Ballet Bloopers – Berlin Ballet – Don Juan – The Sword Fight with Jean Pierre Liegeois
In all dance companies we have those that are unique, unusual, and have a stronger flair for the dramatic. Jean Pierre Li-ege-ois was one in the Berlin Ballet. He was a rugged looking guy that was amazing in things such as Maurice Bejart’s “Symphonie pour un homme seul.” He had a face that clearly looked like it has struggled against the forces of evil. He had a very unique look. Something of a cross between a boxer and a face that could convey the tortured existence of humanity.
I remember him dancing with the principal dancer Heibrum Schwaarz in Bolero. They were amazing together. Her tormented temptress whipping the men into a frenzy. And his rustic, wild-eyed, animalistic, masculine playing off each other.
The way that lights play across some faces is extraordinary and Jean Pierre’s face was perfect for such intense looks, and he could drag you into the emotions that so easily played across his face.
He was a “star” in the world of theater, and I believe acting as well.
He was always seen with some starlet on his arm, and he played the role of the “diva” well. Though not as well as Nureyev.
Jean Pierre Liegeois would come and go. I did not know what he was up to when he was gone but based on his personality, I would expect he was guesting with other companies, doing, plays, or doing films. He seemed to appear and disappear consistently.
There were many principals in the Berlin Ballet that did just that, Galina and Valery Panov, Michael Tiett, and Reda Sheda.
We were doing a very modern German version of Don Juan and in it, the women and men were doing sword fighting with real swords.
Of course, everything was choreographed and timed perfectly.
But humanity is not perfect and what can go wrong … will.
In a rehearsal, I am dancing and swinging a sword and I have a specific choreographic sequence to do. Jean Pierre is running around behind me and the scene is designed to be chaotic and like a fight.
Ahead in the scene he is supposed to duck under myself and another dancer crossing swords, high in the air. He is supposed to run through cleverly ducking underneath. But just before that moment I am to slash and counter-parry (a defensive movement by which the fencer goes around the opponent’s blade and moves the opponents blade away), suddenly Jean Pierre is not where he is supposed to be.
I am focused on the person in front of me not the fact that Jean Pierre is suddenly thinking he is to go under.
The result is that my blade slices him on the crest of his nose … hard. Blood is everywhere, clearly, he is hurt. I am pretty sure I broke his nose, or should I say I sliced it across the top.
Of course, everything stops. I am apologizing profusely. I think, “Oh shit! I really hurt a famous person!”
Ice is brought and we get the bleeding to stop. He goes off to the doctor and comes back later in the day with a nose guard and says that the blade sliced through the cartilage on the top of his nose. Not all the way through but more than half the way through.
I feel terrible. Horrified. Deeply upset.
I apologize again and he smiles and says it’s okay and brushes it off.
It seems like a big deal to me, but I don’t want to overreact because … “The show must go on!”

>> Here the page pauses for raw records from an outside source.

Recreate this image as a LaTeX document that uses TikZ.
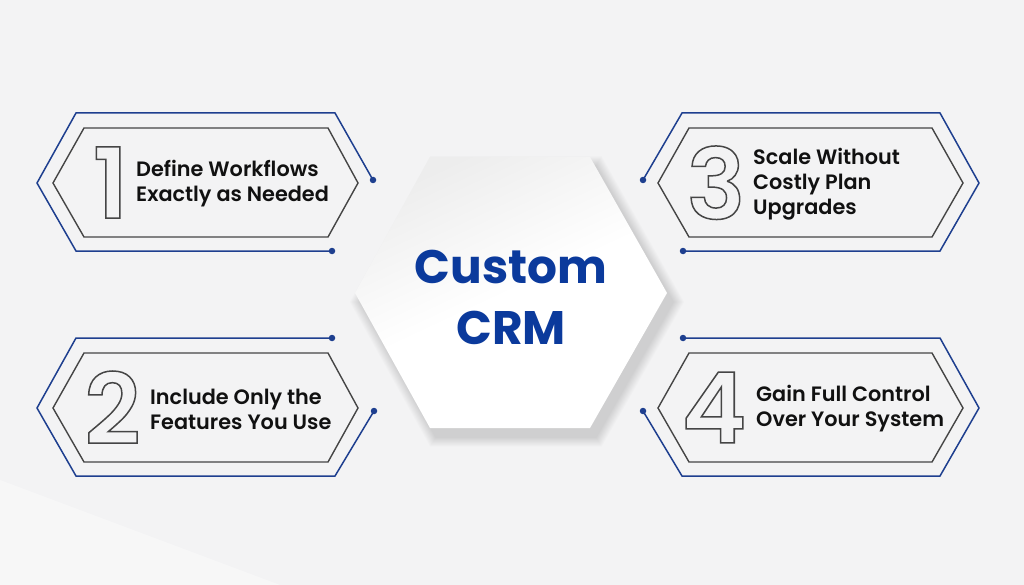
\documentclass[tikz,border=0pt]{standalone}
\usepackage{fontspec}
\setmainfont{Poppins}[BoldFont={Poppins SemiBold}]
\newfontfamily\hubfont{Poppins Bold}
\definecolor{bg}{HTML}{F3F3F4}
\definecolor{lblue}{HTML}{1E3F8F}
\definecolor{tblue}{HTML}{0B3A9C}
\definecolor{gline}{HTML}{454545}
\definecolor{txt}{HTML}{111111}
\newcommand\outlinedigit[1]{\special{pdf:literal direct 1 Tr 1.5 w}#1\special{pdf:literal direct 0 Tr}}
\tikzset{
  outerline/.style={draw=lblue, line width=1.5pt, line join=miter},
  innerline/.style={draw=gline, line width=1.4pt, line join=miter},
  dotend/.style={circle, fill=lblue, inner sep=0pt, minimum size=6.5pt},
  digit/.style={inner sep=0pt, text=gline, font=\fontsize{98}{98}\selectfont\bfseries, text depth=0pt},
  label/.style={anchor=west, align=left, inner sep=0pt, text=txt, font=\fontsize{20.8}{25}\selectfont\bfseries},
}
\begin{document}
\begin{tikzpicture}[x=1pt,y=-1pt]
\fill[bg] (0,0) rectangle (1024,585);
\useasboundingbox (0,0) rectangle (1024,585);
\fill[white, opacity=0.35] (0,585) -- (0,480) -- (280,585) -- cycle;

% center hexagon with soft shadow
\foreach \i in {1,...,12}{
  \begin{scope}[shift={(6,9)}, scale around={1+0.006*\i:(511,293)}]
    \fill[black, opacity=0.012] (430,157) -- (590,157) -- (667,293) -- (590,428) -- (430,428) -- (355,293) -- cycle;
  \end{scope}
}
\shade[top color=black!7, bottom color=white, middle color=white, shading angle=25]
  (430,157) -- (590,157) -- (667,293) -- (590,428) -- (430,428) -- (355,293) -- cycle;
\node (hub) [align=center, inner sep=0pt, text=tblue, font=\fontsize{47}{61}\hubfont] at (511,297) {Custom\\CRM};

% box 1
\node[dotend] (d1a) at (373,180) {};
\node[dotend] (d1b) at (332,251) {};
\draw[outerline] (d1a.center) -- (335,113) -- (76,113) -- (37,183) -- (76,251) -- (d1b.center);
\draw[innerline] (84,128) -- (328,128) -- (358,183) -- (328,237) -- (84,237) -- (53,183) -- cycle;
\node[digit] (n1) at (110.5,182.5) {\outlinedigit{1}};
\node[label] (t1) at (136,184) {Define Workflows\\Exactly as Needed};

% box 2
\node[dotend] (d2a) at (332,338) {};
\node[dotend] (d2b) at (374,411) {};
\draw[outerline] (d2a.center) -- (76,338) -- (37,408) -- (76,476) -- (335,476) -- (d2b.center);
\draw[innerline] (84,353) -- (328,353) -- (358,408) -- (328,462) -- (84,462) -- (53,408) -- cycle;
\node[digit] (n2) at (112.5,407.5) {\outlinedigit{2}};
\node[label] (t2) at (150,409) {Include Only the\\Features You Use};

% box 3
\node[dotend] (d3a) at (643,180) {};
\node[dotend] (d3b) at (683,251) {};
\draw[outerline] (d3a.center) -- (682,113) -- (940,113) -- (979,183) -- (940,251) -- (d3b.center);
\draw[innerline] (689,128) -- (932,128) -- (963,183) -- (932,237) -- (689,237) -- (658,183) -- cycle;
\node[digit] (n3) at (716,182.5) {\outlinedigit{3}};
\node[label] (t3) at (753,184) {Scale Without\\Costly Plan\\Upgrades};

% box 4
\node[dotend] (d4a) at (683,338) {};
\node[dotend] (d4b) at (643,411) {};
\draw[outerline] (d4a.center) -- (940,338) -- (979,408) -- (940,476) -- (682,476) -- (d4b.center);
\draw[innerline] (689,353) -- (932,353) -- (963,408) -- (932,462) -- (689,462) -- (658,408) -- cycle;
\node[digit] (n4) at (714,407.5) {\outlinedigit{4}};
\node[label] (t4) at (756,409) {Gain Full Control\\Over Your System};
\end{tikzpicture}
\end{document}
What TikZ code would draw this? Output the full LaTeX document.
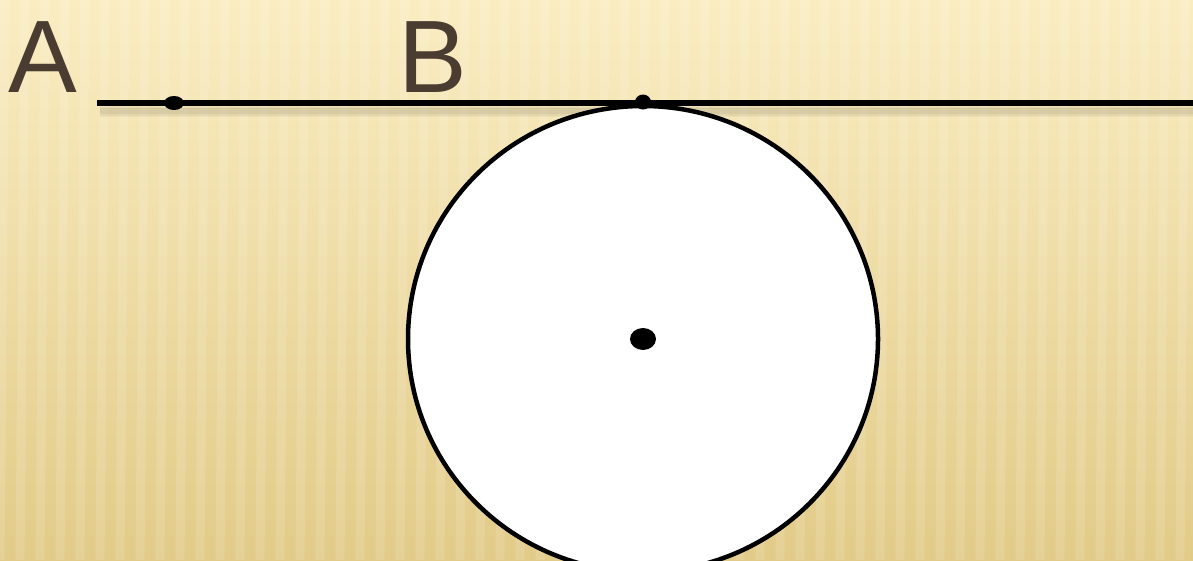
\documentclass[tikz,border=0pt]{standalone}
\usepackage{fontspec}
\setmainfont{Liberation Sans}
\usetikzlibrary{shapes.geometric}
\begin{document}
\begin{tikzpicture}[x=1pt,y=-1pt,
  lbl/.style={text=labelbrown,font=\fontsize{103}{103}\selectfont,inner sep=0pt,anchor=base west},
  pt/.style={fill=black},
  bgstripe/.style={white,opacity=0.13,line width=9pt}]
\definecolor{labelbrown}{HTML}{4A3C31}
\definecolor{bgtop}{HTML}{FAEDC2}
\definecolor{bgbot}{HTML}{E2CB88}
\useasboundingbox (0,0) rectangle (1193,560);
\shade[top color=bgtop,bottom color=bgbot] (0,0) rectangle (1193,560);
\foreach \i in {0,...,60}{
  \draw[bgstripe] (\i*20+5,0) -- (\i*20,560);
}
% line shadow
\foreach \w/\o in {12/0.03,9/0.04,6/0.05}{
  \draw[black,opacity=\o,line width=\w pt] (100,111) -- (1193,111);
}
\coordinate (L0) at (97,103);
\coordinate (L1) at (1193,103);
\draw[line width=6pt] (L0) -- (L1);
% circle
\node[draw=black,line width=4.5pt,fill=white,ellipse,minimum width=470pt,minimum height=466pt,inner sep=0pt] (C) at (643,339) {};
\fill[pt] (643,339) ellipse (13pt and 11pt);
\fill[pt] (174,103) ellipse (10pt and 7pt);
\fill[pt] (643,102) ellipse (8pt and 7.5pt);
\node[lbl] (A) at (8,92) {A};
\node[lbl] (B) at (398,92) {B};
\end{tikzpicture}
\end{document}
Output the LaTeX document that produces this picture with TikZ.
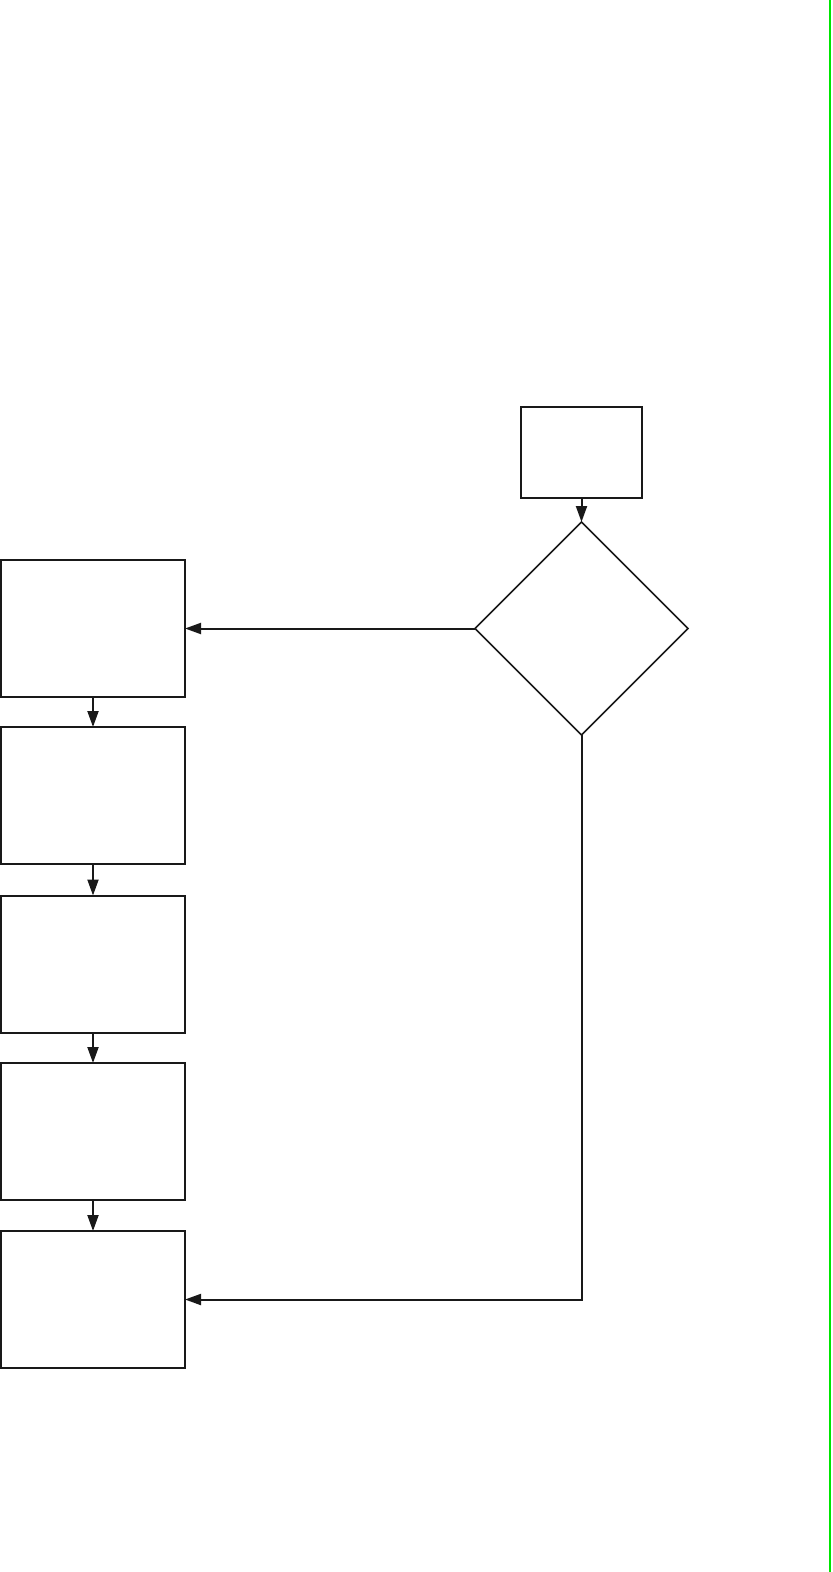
\documentclass[tikz,border=0pt]{standalone}
\usetikzlibrary{shapes.geometric,arrows.meta}
\begin{document}
\begin{tikzpicture}[x=1bp,y=-1bp,
  box/.style={draw=black!90,line width=2bp,minimum width=184bp,minimum height=137bp,inner sep=0pt,outer sep=0pt},
  topbox/.style={draw=black!90,line width=2bp,minimum width=121bp,minimum height=91bp,inner sep=0pt,outer sep=0pt},
  dec/.style={draw=black!90,line width=1.6bp,diamond,minimum width=213bp,minimum height=213bp,inner sep=0pt,outer sep=0pt},
  conn/.style={draw=black!90,line width=2bp,-{Triangle[length=16bp,width=11bp]}}]
\useasboundingbox (0,0) rectangle (832,1572);
\fill[white] (0,0) rectangle (832,1572);
\draw[green!90!black,line width=2.5bp] (830,0) -- (830,1572);
\node[topbox] (start) at (581.5,452.5) {};
\node[dec] (d) at (581.5,628.5) {};
\node[box] (b1) at (93,628.5) {};
\node[box] (b2) at (93,795.5) {};
\node[box] (b3) at (93,964) {};
\node[box] (b4) at (93,1131.5) {};
\node[box] (b5) at (93,1299.5) {};
\draw[conn] (start.south) -- (d.north);
\draw[conn] (d.west) -- (b1.east);
\draw[conn] (b1.south) -- (b2.north);
\draw[conn] (b2.south) -- (b3.north);
\draw[conn] (b3.south) -- (b4.north);
\draw[conn] (b4.south) -- (b5.north);
\draw[conn] (d.south) |- (b5.east);
\end{tikzpicture}
\end{document}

Fortunately, that does not happen again, and I am much more aware of where he is … in every moment … from that point on.
A year later, he has finished performing and is dressed to go out on the town (looking sophisticated and debonair) with this starlet on his arm.
She reaches up and gently touches the crest of his nose where there is an obvious scar and indentation and asks, “How did you get this wound?”
He smiles and with a calm demeanor states in a very masculine, factual, but nonchalant way, “Oh That? It was a fencing accident at an event last year!”
She opens her mouth in amazement and is astonished at his many diverse talents. And expresses that to him while is basks in the glory of the moment!
I had to smile. It was not an outright lie but let’s just say that he told the facts and left the rest … to the imagination of the lovely women.
His mystique intact … they went off to party.
I had to laugh internally because I was the opponent in this “so called” fencing accident. He did not say that it was a woman who gave him that scar!
It was so very … French!
I could tell how often he had answered that question because his timing and syntax were precise and clearly well thought through.
But I saw that I did not need to feel bad for giving him that scar. He was getting a lot of mileage out of that story, and it just added to the ruggedness of his face and the dramatic flair that he clearly loved to engender.